In typically O’Connor fashion, its opener ‘Black Out’ sets the tone. Engulfed in a sea of reverberating drums and distant pianos, it’s a number that could easily have been conjured up by Florence Welch. There’s a rooted verve that separates her from her contemporaries such as Rae Morris and Ren Harvieu and mystery that surrounds her. Her voice shatters and quakes. Each melody punched out, each track a massive wave of understated pop. These sentiments are carried out through ‘Darkest House’ – likely a tune that will punch much greater live when a sea of newly christened OC aficionados hum back a chorus line which deserves more depth than occasionally given – and ‘Medicine Man’.

‘Choice’ could easily be a follow-up to ‘Colour My Heart’. The raw piano that offers the space for O’Connor’s vocals to burst out, that constant desire to push the song on to new levels equates itself here to mesmerising strings and choirs.
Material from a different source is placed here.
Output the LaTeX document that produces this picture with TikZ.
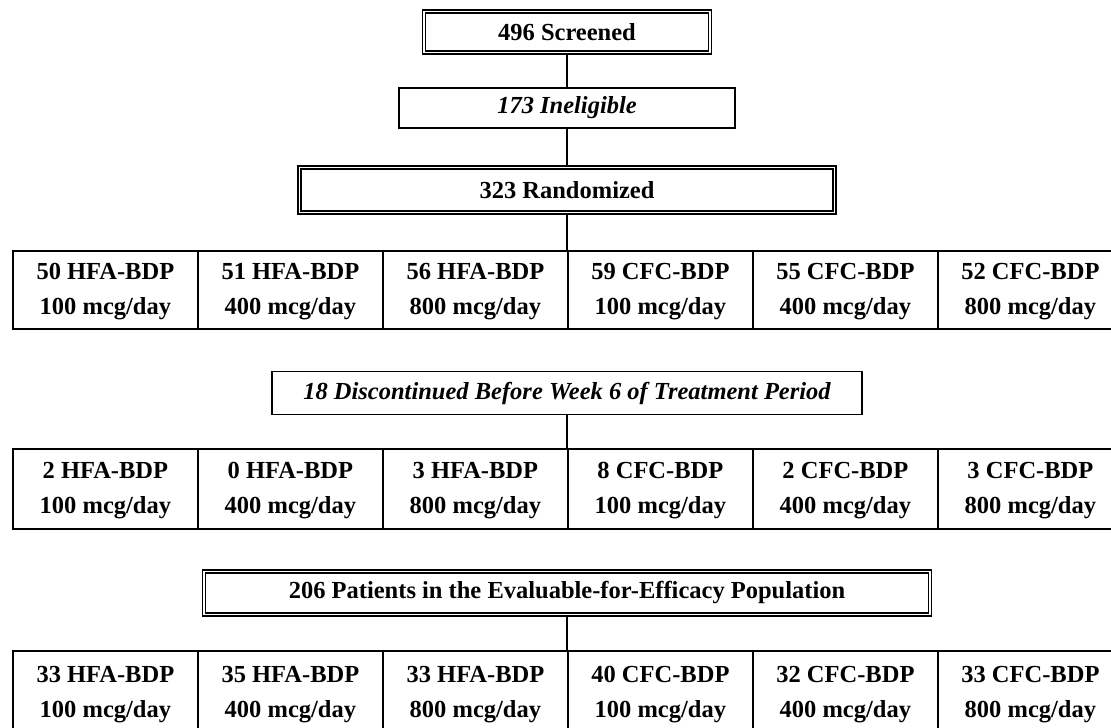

Yet, all this song does is fortify the fact this album is as close to solving the enigma of Charlotte OC as has ever been afforded.

Take ‘Where It Stays’. On the face of it, it’s another track that demonstrates the versatility of the Blackburn-born singer’s voice. Yet scratch under the moody guitar, the song becomes a funeral march of emotion. “It feels like a ghost walking on my grave…makes me feel like you’re living and I’m awake,” is hummed out by O’Connor to question the very existence and sight of human nature. ‘I Want Your Love’ – if London Grammar have any sense they will collaborate with O’Connor because the end result would not be far away from this shimmering piece of elegant electropop – another nod towards forlorn years chasing former lovers.

Naturally, there is more to OC than dejected romance. For someone who knows the formula of a decent pop track, surprises are still in abundance on ‘Careless People’. ‘Shell’ is a album shaker of disco brilliance. It’s as if Guy Chambers had provisionally designated it to Robbie, yet O’Connor was just better at it. And in fairness ‘Running Back To You’ is so cleverly built around the synths and beats, it reminds everyone that ‘Random Access Memories’ by Daft Punk did actually happen.

So from Lancashire to Los Angeles, the wait is over. And what a bustling start this is from our new favourite puzzling popstar.